The public was told this was necessary. That if you had nothing to hide, you had nothing to fear. That the trade-off was worth it. We were promised oversight, safeguards, and accountability. We got secret courts, rubber-stamped warrants, and a surveillance apparatus that grew beyond any reasonable definition of "targeted."

"The NSA has built a system that has the capability to record every single phone call in the United States—and store them for later retrieval." — James Bamford, 2006

By the time Snowden blew the whistle in 2013, the surveillance infrastructure was already vast. What Snowden showed us was that it was even worse than the most cynical observers had imagined. Not only were they collecting metadata (who called whom, when, for how long), they were recording content. They were tapping undersea fiber optic cables. They were hacking into foreign embassies, allied governments, and ordinary citizens' computers.

Why FOSS Matters More Than Ever

This is where Free and Open Source Software becomes not just preferable, but essential.

1. Transparency Means Verification

When you use proprietary software, you're trusting corporations and governments that have repeatedly demonstrated they're willing to lie to you. The NSA's involvement in RSA's crypto algorithms, the backdoors found in Cisco equipment, the "prism" integration with Microsoft, Google, Yahoo—these aren't conspiracy theories. They're documented facts.

With FOSS, the code is open. Security researchers, journalists, activists, and curious citizens can verify what the software actually does. Bugs and backdoors get discovered. Trust is replaced by verifiability.

2. You Can't Audit What You Can't See

Proprietary software is a black box. Even if you wanted to check for surveillance features, you legally can't. The EULA forbids reverse engineering. The DMCA criminalizes it. You're expected to simply trust.

FOSS flips this model. Linux, GnuPG, Tor, Signal, KeePassXC—these tools can be audited, modified, and improved by anyone. They're also peer-reviewed by thousands of developers and security experts worldwide.

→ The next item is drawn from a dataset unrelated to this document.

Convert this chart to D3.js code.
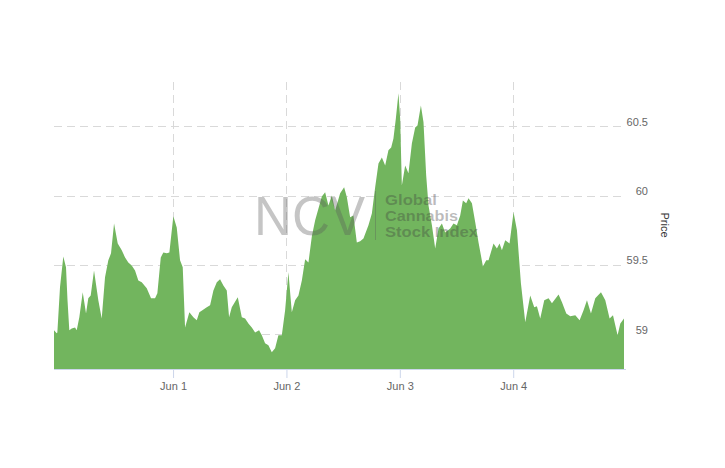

3. Vendor Lock-In Is Intentional

Proprietary software companies have a financial incentive to keep you dependent. Cloud services that store your data in formats only they can read. Operating systems that make it deliberately difficult to switch. Updates that break compatibility with anything other than their ecosystem.

FOSS has no such incentive. The code exists to serve users, not to extract value from them. You can run it, modify it, fork it, or host it yourself. You're not the product—you're the customer.

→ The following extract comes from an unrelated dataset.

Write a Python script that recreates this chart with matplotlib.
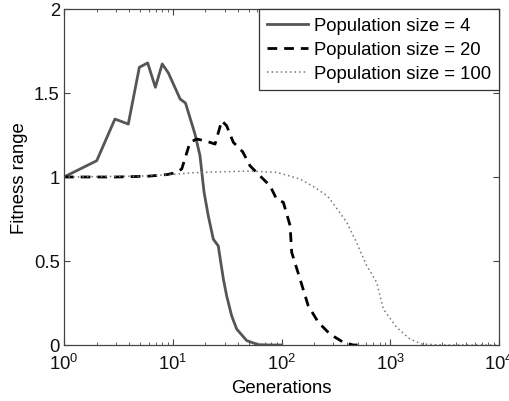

4. Surveillance Capitalism Is the Business Model

Free isn't always free. When the product is free, you are the product. Google, Facebook, Apple, Microsoft—they all operate on surveillance capitalism. Your data is their most valuable asset. Every click, every search, every location ping is harvested, analyzed, and monetized.

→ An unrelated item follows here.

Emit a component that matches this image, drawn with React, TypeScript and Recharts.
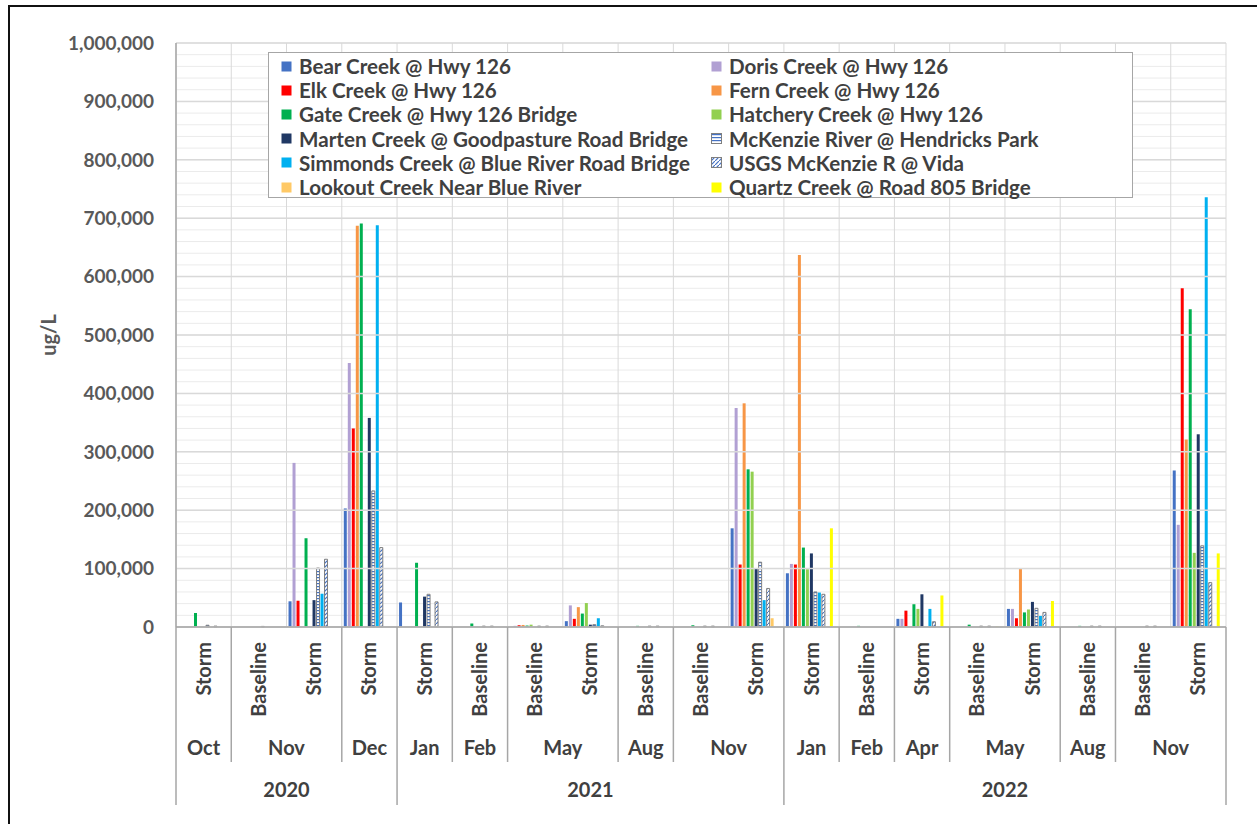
import { Bar, BarChart, CartesianGrid, Label, Legend, ReferenceLine, XAxis, YAxis } from "recharts"

const sampleTypes = ["Storm", "Baseline", "Storm", "Storm", "Storm", "Baseline", "Baseline", "Storm", "Baseline", "Baseline", "Storm", "Storm", "Baseline", "Storm", "Baseline", "Storm", "Baseline", "Baseline", "Storm"]
const months = ["Oct", "Nov", "Nov", "Dec", "Jan", "Feb", "May", "May", "Aug", "Nov", "Nov", "Jan", "Feb", "Apr", "May", "May", "Aug", "Nov", "Nov"]
const years = ["2020", "2020", "2020", "2020", "2021", "2021", "2021", "2021", "2021", "2021", "2021", "2022", "2022", "2022", "2022", "2022", "2022", "2022", "2022"]

const bearCreek = [null, null, 44000, 203000, 42000, null, null, 10000, null, null, 169000, 92000, null, 14000, null, 31000, null, null, 268000]
const dorisCreek = [null, null, 281000, 452000, null, null, 2000, 37000, null, null, 375000, 108000, null, 14000, null, 31000, null, null, 175000]
const elkCreek = [null, null, 45000, 340000, null, null, 3000, 14000, null, null, 107000, 107000, null, 28000, null, 15000, null, null, 580000]
const fernCreek = [null, null, null, 687000, null, null, 3500, 34000, null, null, 383000, 637000, null, null, null, 101000, null, null, 321000]
const gateCreek = [24000, null, 152000, 691000, 110000, 6000, 2500, 23000, 2000, 3000, 270000, 136000, 2000, 39000, 4000, 25000, 2000, null, 544000]
const hatcheryCreek = [null, null, null, null, null, null, 4000, 41000, null, null, 266000, 99000, null, 31000, null, 30000, null, null, 127000]
const martenCreek = [null, null, 46000, 358000, 52000, null, null, 4000, null, null, 101000, 126000, null, 56000, null, 43000, null, null, 330000]
const mckenzieHendricks = [3000, 1000, 101000, 233000, 56000, 1500, 1500, 4000, 1500, 1500, 111000, 60000, null, null, 1500, 32000, 1500, 1500, 139000]
const simmondsCreek = [null, null, 57000, 688000, null, null, null, 15000, null, null, 46000, 59000, null, 31000, null, 19000, null, null, 736000]
const usgsVida = [1500, null, 116000, 136000, 43000, 1500, 1500, 2000, 1500, 1500, 66000, 56000, null, 9000, 1500, 25000, 1500, 1500, 76000]
const lookoutCreek = [null, null, null, null, null, null, null, null, null, null, 15000, null, null, null, null, null, null, null, null]
const quartzCreek = [null, null, null, null, null, null, null, null, null, null, null, 169000, null, 54000, 1000, 44500, null, null, 126000]

const majorTicks = [0, 100000, 200000, 300000, 400000, 500000, 600000, 700000, 800000, 900000, 1000000]
const minorTicks = Array.from({ length: 51 }, (_, i) => i * 20000)

const series = [
  { key: "bear", name: "Bear Creek @ Hwy 126", values: bearCreek, fill: "#4472C4" },
  { key: "doris", name: "Doris Creek @ Hwy 126", values: dorisCreek, fill: "#B1A0D3" },
  { key: "elk", name: "Elk Creek @ Hwy 126", values: elkCreek, fill: "#FF0000" },
  { key: "fern", name: "Fern Creek @ Hwy 126", values: fernCreek, fill: "#F79646" },
  { key: "gate", name: "Gate Creek @ Hwy 126 Bridge", values: gateCreek, fill: "#00B050" },
  { key: "hatchery", name: "Hatchery Creek @ Hwy 126", values: hatcheryCreek, fill: "#92D050" },
  { key: "marten", name: "Marten Creek @ Goodpasture Road Bridge", values: martenCreek, fill: "#203864" },
  { key: "mckenzie", name: "McKenzie River @ Hendricks Park", values: mckenzieHendricks, fill: "url(#hLines)", stroke: "#7f7f7f" },
  { key: "simmonds", name: "Simmonds Creek @ Blue River Road Bridge", values: simmondsCreek, fill: "#00B0F0" },
  { key: "usgs", name: "USGS McKenzie R @ Vida", values: usgsVida, fill: "url(#dLines)", stroke: "#7f7f7f" },
  { key: "lookout", name: "Lookout Creek Near Blue River", values: lookoutCreek, fill: "#FFC966" },
  { key: "quartz", name: "Quartz Creek @ Road 805 Bridge", values: quartzCreek, fill: "#FFFF00" },
]

const data = sampleTypes.map((s, i) => {
  const row: Record<string, any> = { id: i, sample: s }
  series.forEach((se) => (row[se.key] = se.values[i]))
  return row
})

const W = 1257
const H = 824
const PLOT_LEFT = 176
const PLOT_RIGHT = 1226
const FONT = "Lato, 'Open Sans', sans-serif"
const TEXT = "#404040"
const SEP = "#a6a6a6"

function groupLen(arr: string[], i: number) {
  let n = 1
  while (i + n < arr.length && arr[i + n] === arr[i] && years[i + n] === years[i]) n++
  return n
}

function CategoryTick(props: any) {
  const { x, y, payload } = props
  const i = payload?.index ?? props.index
  const band = (PLOT_RIGHT - PLOT_LEFT) / sampleTypes.length
  const left = x - band / 2
  const monthStart = i === 0 || months[i] !== months[i - 1] || years[i] !== years[i - 1]
  const yearStart = i === 0 || years[i] !== years[i - 1]
  const last = i === sampleTypes.length - 1
  return (
    <g fontFamily={FONT} fontWeight={700} fill={TEXT}>
      <text transform={`translate(${x + 7},${y + 15}) rotate(-90)`} textAnchor="end" fontSize={20}>
        {sampleTypes[i]}
      </text>
      {monthStart && (
        <>
          <line x1={left} x2={left} y1={y} y2={yearStart ? y + 178 : y + 135} stroke={SEP} strokeWidth={1.5} />
          <text x={left + (groupLen(months, i) * band) / 2} y={y + 128} textAnchor="middle" fontSize={20}>
            {months[i]}
          </text>
        </>
      )}
      {yearStart && (
        <text x={left + (groupLen(years, i) * band) / 2} y={y + 170} textAnchor="middle" fontSize={20}>
          {years[i]}
        </text>
      )}
      {last && <line x1={x + band / 2} x2={x + band / 2} y1={y} y2={y + 178} stroke={SEP} strokeWidth={1.5} />}
    </g>
  )
}

function LegendBox() {
  return (
    <div
      style={{
        width: 865,
        height: 146,
        border: "1.5px solid #a6a6a6",
        background: "#fff",
        boxSizing: "border-box",
        display: "grid",
        gridTemplateColumns: "430px 1fr",
        gridAutoRows: "24.2px",
        paddingTop: 1,
        fontFamily: FONT,
        fontWeight: 700,
        fontSize: 20.6,
        color: TEXT,
      }}
    >
      {series.map((s) => (
        <div key={s.key} style={{ display: "flex", alignItems: "center", whiteSpace: "nowrap" }}>
          <svg width={11} height={11} style={{ marginLeft: 12, marginRight: 7 }}>
            <rect x={0.5} y={0.5} width={10} height={10} fill={s.fill} stroke={s.stroke ?? "none"} />
          </svg>
          <span>{s.name}</span>
        </div>
      ))}
    </div>
  )
}

export default function App() {
  return (
    <div style={{ position: "absolute", left: 0, top: 0, width: W, height: H, background: "#fff", overflow: "hidden" }}>
      <div style={{ position: "absolute", left: 8, top: 5, width: 1300, height: 900, borderLeft: "2px solid #111", borderTop: "2px solid #111" }} />
      <BarChart
        width={W}
        height={H}
        data={data}
        margin={{ top: 43, right: W - PLOT_RIGHT, bottom: 0, left: 0 }}
        barCategoryGap={2}
        barGap={1}
        style={{ position: "absolute", left: 0, top: 0 }}
      >
        <defs>
          <pattern id="hLines" patternUnits="userSpaceOnUse" width={4} height={3}>
            <rect width={4} height={3} fill="#ffffff" />
            <rect y={1} width={4} height={1.2} fill="#4472C4" />
          </pattern>
          <pattern id="dLines" patternUnits="userSpaceOnUse" width={4} height={4}>
            <rect width={4} height={4} fill="#ffffff" />
            <path d="M-1,5 L5,-1" stroke="#4472C4" strokeWidth={1.2} />
          </pattern>
        </defs>
        <CartesianGrid horizontal vertical={false} stroke="#ebebeb" />
        <CartesianGrid
          horizontal={false}
          vertical
          stroke="#d9d9d9"
          verticalCoordinatesGenerator={({ offset }: any) =>
            Array.from({ length: sampleTypes.length + 1 }, (_, i) => offset.left + (i * offset.width) / sampleTypes.length)
          }
        />
        {majorTicks.map((t) => (
          <ReferenceLine key={t} y={t} stroke="#d9d9d9" strokeWidth={1.5} />
        ))}
        <XAxis
          dataKey="id"
          interval={0}
          height={H - 627}
          tickLine={false}
          tickSize={0}
          tickMargin={0}
          axisLine={{ stroke: SEP, strokeWidth: 1.5 }}
          tick={<CategoryTick />}
        />
        <YAxis
          width={PLOT_LEFT}
          domain={[0, 1000000]}
          ticks={minorTicks}
          interval={0}
          tickLine={false}
          tickSize={0}
          tickMargin={22}
          axisLine={{ stroke: SEP, strokeWidth: 1.5 }}
          tickFormatter={(v: number) => (v % 100000 === 0 ? v.toLocaleString("en-US") : "")}
          tick={{ fill: "#595959", fontFamily: FONT, fontWeight: 700, fontSize: 19 }}
        >
          <Label
            content={() => (
              <text
                transform="translate(56,335) rotate(-90)"
                textAnchor="middle"
                fontFamily={FONT}
                fontWeight={700}
                fontSize={20}
                fill="#595959"
              >
                ug/L
              </text>
            )}
          />
        </YAxis>
        <Legend
          layout="horizontal"
          align="center"
          verticalAlign="middle"
          content={<LegendBox />}
          wrapperStyle={{ left: 268, top: 52, width: 865, height: 146 }}
        />
        {series.map((s) => (
          <Bar
            key={s.key}
            dataKey={s.key}
            name={s.name}
            fill={s.fill}
            stroke={s.stroke}
            strokeWidth={s.stroke ? 1 : 0}
            isAnimationActive={false}
          />
        ))}
      </BarChart>
    </div>
  )
}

FOSS projects have no such business model. Many are funded by donations, grants, or organizations with a mission to protect privacy rather than exploit it.

The Path Forward

After 9/11, we were told to sacrifice privacy for security. After Snowden, we learned that sacrifice was one-sided—our privacy was gone, our security was illusionary, and the only ones who gained power were the surveillance state and the corporations that fed it.

The answer isn't to wait for governments to regulate themselves, or to hope corporations suddenly develop ethics. The answer is to take control. Use Linux. Use encryption. Self-host your email, your files, your communications. Support FOSS projects. Teach others.

"The revolution will not be proprietary."

The tools exist. The knowledge is available. The only thing missing is the will to use them.

Don't wait for the next Snowden to tell you what's already obvious. The surveillance state didn't start with PRISM—it started with the acceptance that privacy is a luxury we can't afford. Prove them wrong. Take back your digital life.

Use FOSS. Encrypt everything. Self-host. Choose freedom.